The unique nuances of the C&I buyer present a new challenge for the developer and financial services communities.  Whereas PPAs have been a contracting mechanism in use by utilities for over a decade, C&I buyers have only come to the fore in the past couple of years.  These buyers are hungry for solutions, but may be nascent in their understanding of the process.

Here are five key considerations to keep in mind when working with this emerging customer class:

1. Stakeholder engagement is mandatory

Unlike utility buyers, energy brokers and financiers, most C&I buyers come to the table with minimal direct experience with the energy market, renewable technologies and contracting structures.  While deals might have a strong internal champion familiar with PPAs, to execute a deal, engagement across the organization is mandatory.  Expect representation on project teams from accounting, finance, treasury, and legal along with, in some cases, marketing/public relations and the executive suite.  By working to educate and involve this group, deals have a much higher likelihood of getting done.

2. Deals designed to address risk mitigation are crucial

Given the pace of change for most businesses, it is rare for a C&I buyer to enter into a supply contract for 12 to 20 years for anything.  It’s therefore imperative for developers and advisors to successfully address project execution and operational risks on any C&I PPA deal.

C&I buyers will look for specific deal terms when finalizing PPAs.  Developers can expect that C&I buyers will prefer contract settlement to occur at the hub, as they are less equipped to take on basis and congestion risk than a utility buyer.  C&I buyers will also prefer the shortest possible contract term.  Finally, while C&I buyers will accept power “as generated,” most will prefer a contract for a fixed volume to avoid the risks inherent in a low offtake price, particularly for projects located in ERCOT or PJM.

3. Deals will take time and require flexibility

No long-term renewable deal happens overnight, but expect C&I buyers to work particularly methodically and to look for credit flexibility.  With the need to engage multiple stakeholders and conduct considerable financial analysis of the contract and credit terms, while also managing internal expectations, relationships with advisors like Renewable Choice or NGOs, and potentially press, a C&I PPA must have meticulous execution.  Assume the process will take anywhere from six to 18 months from start to finish.
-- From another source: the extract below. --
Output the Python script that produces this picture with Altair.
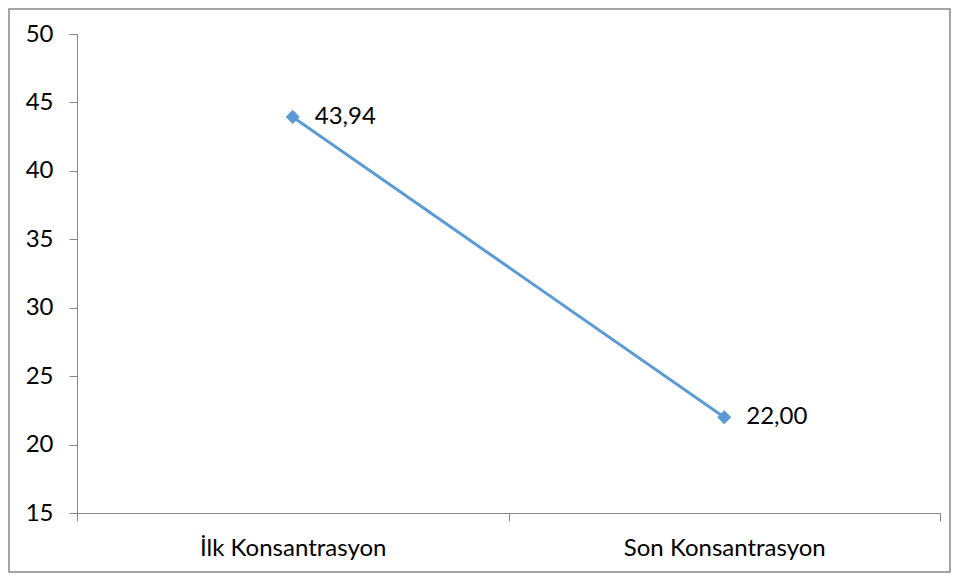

4. The reasons C&I buyers pursue a PPA vary widely

While most C&I buyers are motivated by the potential financial savings inherent in a long-term PPA, their other reasons for doing a deal can vary widely.  Many have made public commitments to carbon neutral operations and are looking for the environmental benefits that come from the renewable energy credits associated with their deal.  Others may care deeply about the communities in which they operate and are motivated by improving the air quality in those areas.  Still others may be looking for the novelty of their financial support leading to the development of a new project—and the positive press associated with that additionality.  Understanding the value drivers behind each C&I purchase can smooth the way for developers to get deals done.

5. A deal isn’t assured

No deal is done until the ink is dry—and sometimes not even then—but there are many variables that can lead a C&I deal to go sideways.  Powerful stakeholders with the ability to slow progress on a deal may stall the process or even terminate it altogether if their fears aren’t adequately addressed or if market factors change.  It’s important for developers to stay the course when working with C&I buyers, understanding that time and attention will help shepherd a deal over the finish line.

Without a doubt, C&I buyers will remain a powerful force in new wind development—if anything, we’ve only seen the beginning of this trend.  Particularly as market demand for energy continues to rise, C&I buyers will have increasing appetites for reliable, affordable electricity.  With a nuanced understanding of the unique needs of C&I buyers, developers stand to profit alongside these powerful off-takers.